I did write what you suggest a few posts back, acknowledging your idea about extending the end time and also subtracting from the start time to get an overlap.

[quote=32363:@Carl Clarke]In the absence of being able to use a status field as per Rick’s suggestion you could add some overlap into the time period and check or reprocess the overlapped records at the start of the time period and as Kem suggests overlap the end time too. It is a bit of a kludge because you really want to be 100% sure and that is what the status field gives you.
[/quote]

And that’s what I get for trying to follow a thread at 3 AM. :slight_smile:

Kem:

No, that’s very good advice. Especially using a future date.

Not that I have access to through the XML API. And yes, I need to get modified records as well.

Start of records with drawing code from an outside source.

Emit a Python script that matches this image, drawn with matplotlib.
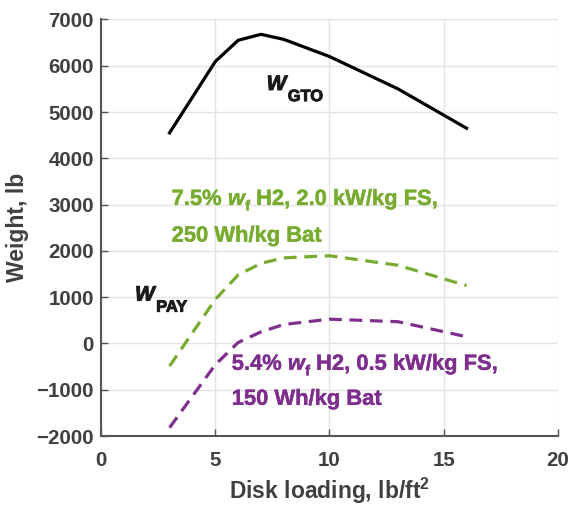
import matplotlib
matplotlib.use("Agg")
import matplotlib.pyplot as plt
import matplotlib.patheffects as pe
from matplotlib import font_manager
from matplotlib.font_manager import FontProperties
from matplotlib.transforms import ScaledTranslation

plt.rcParams["font.family"] = ["Liberation Sans", "DejaVu Sans"]
plt.rcParams["font.weight"] = "bold"
plt.rcParams["mathtext.fontset"] = "custom"
plt.rcParams["mathtext.rm"] = "Liberation Sans:bold"
plt.rcParams["mathtext.it"] = "Liberation Sans:bold:italic"
plt.rcParams["mathtext.bf"] = "Liberation Sans:bold"

# Gross takeoff weight vs disk loading
dl_gto = [3, 5, 6, 7, 8, 10, 13, 16]
w_gto = [4550, 6090, 6550, 6680, 6570, 6200, 5500, 4650]

# Payload weight, advanced technology case
dl_pay = [3, 5, 6, 7, 8, 10, 13, 16]
w_pay_adv = [-490, 950, 1480, 1730, 1850, 1895, 1690, 1250]
# Payload weight, baseline technology case
w_pay_base = [-1820, -460, 20, 250, 410, 525, 470, 145]

xticks = [0, 5, 10, 15, 20]
yticks = [-2000, -1000, 0, 1000, 2000, 3000, 4000, 5000, 6000, 7000]

GREEN = "#77AC30"
PURPLE = "#7E2F8E"
TICK = "#404040"
DARK = "#1a1a1a"


def font_file(family, italic, bold):
    for f in font_manager.fontManager.ttflist:
        if f.name != family:
            continue
        is_it = f.style in ("italic", "oblique")
        is_bd = (f.weight == "bold") or (isinstance(f.weight, int) and f.weight >= 600)
        if is_it == italic and is_bd == bold:
            return f.fname
    return None


BOLD_FILE = font_file("Liberation Sans", False, True)
BOLDIT_FILE = font_file("Liberation Sans", True, True)


def fprops(size, italic):
    fname = BOLDIT_FILE if italic else BOLD_FILE
    if fname:
        return FontProperties(fname=fname, size=size)
    return FontProperties(family="Liberation Sans", weight="bold",
                          style="italic" if italic else "normal", size=size)


fig = plt.figure(figsize=(5.71, 5.05), dpi=100)
ax = fig.add_axes([0.1769, 0.1366, 0.8003, 0.8248])

ax.plot(dl_gto, w_gto, color="black", lw=2.3, solid_joinstyle="miter")
ax.plot(dl_pay, w_pay_adv, color=GREEN, lw=2.3, dashes=(4, 2.4))
ax.plot(dl_pay, w_pay_base, color=PURPLE, lw=2.3, dashes=(4, 2.4))

ax.set_xlim(0, 20)
ax.set_ylim(-2000, 7000)
ax.set_xticks(xticks)
ax.set_yticks(yticks)
ax.grid(True, color="#e3e3e3", lw=1.0)
ax.set_axisbelow(True)

for s in ("top", "right"):
    ax.spines[s].set_visible(False)
for s in ("left", "bottom"):
    ax.spines[s].set_color("#555555")
    ax.spines[s].set_linewidth(1.5)

ax.tick_params(direction="in", length=5, width=1.0, color="#555555",
               labelcolor=TICK, labelsize=14.8)
ax.tick_params(axis="x", pad=11)
ax.tick_params(axis="y", pad=5)
for lab in ax.get_xticklabels() + ax.get_yticklabels():
    lab.set_fontweight("bold")

ax.set_xlabel("Disk loading, lb/ft$^2$", fontsize=16.5, color=TICK,
              fontweight="bold", labelpad=4)
ax.set_ylabel("Weight, lb", fontsize=16.5, color=TICK, fontweight="bold",
              labelpad=5)

renderer = fig.canvas.get_renderer()


def rich_text(x, y, pieces, color, stroke=0.0):
    """Lay out text pieces left to right from a data anchor on a baseline.

    Each piece is (text, fontsize, italic, drop_pt, gap_pt).
    """
    dx = 0.0
    effects = [pe.withStroke(linewidth=stroke, foreground=color)] if stroke else None
    for s, size, italic, drop, gap in pieces:
        dx += gap
        off = ScaledTranslation(dx / 72, -drop / 72, fig.dpi_scale_trans)
        t = ax.text(x, y, s, fontproperties=fprops(size, italic), color=color,
                    ha="left", va="baseline", transform=ax.transData + off,
                    path_effects=effects)
        dx += t.get_window_extent(renderer).width * 72 / fig.dpi


SUB = 8.0
rich_text(7.25, 5477, [("W", 15, True, 0, 0), ("GTO", 11.8, False, SUB, 1.0)],
          DARK, stroke=0.7)
rich_text(1.49, 927, [("W", 15, True, 0, 0), ("PAY", 11.8, False, SUB, 1.0)],
          DARK, stroke=0.7)

MAIN = 15.8
FS = 10.5
FDROP = 4.0
rich_text(3.09, 2994, [("7.5%", MAIN, False, 0, 0), ("w", MAIN, True, 0, 4.3),
                       ("f", FS, False, FDROP, 0.2),
                       ("H2, 2.0 kW/kg FS,", MAIN, False, 0, 4.3)], GREEN, stroke=0.3)
rich_text(3.09, 2201, [("250 Wh/kg Bat", MAIN, False, 0, 0)], GREEN, stroke=0.3)

rich_text(5.72, -570, [("5.4%", MAIN, False, 0, 0), ("w", MAIN, True, 0, 4.3),
                       ("f", FS, False, FDROP, 0.2),
                       ("H2, 0.5 kW/kg FS,", MAIN, False, 0, 4.3)], PURPLE, stroke=0.3)
rich_text(5.72, -1326, [("150 Wh/kg Bat", MAIN, False, 0, 0)], PURPLE, stroke=0.3)

fig.savefig("out.png", dpi=100)
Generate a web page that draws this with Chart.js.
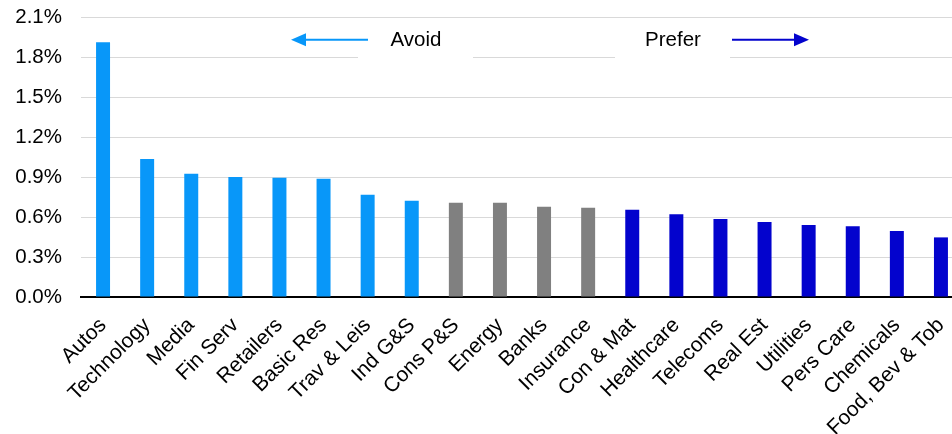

Yes, that would work and it wouldn’t be a problem. The worst that would happen is that a couple of records that already do exist will get updated once again. And I do mean just a couple. This is very low traffic.

There’s no place in the XML API to specify a time zone. All machines where time is critical are in the same time zone, the two database servers.

But I’m curious about daylight savings time and using the TotalSeconds of the Date object with a GMT offset to 0. Would this eliminate the problem with daylight savings time? Would it be one unchanging time all year long?

I did not catch that 59 second issue, thanks.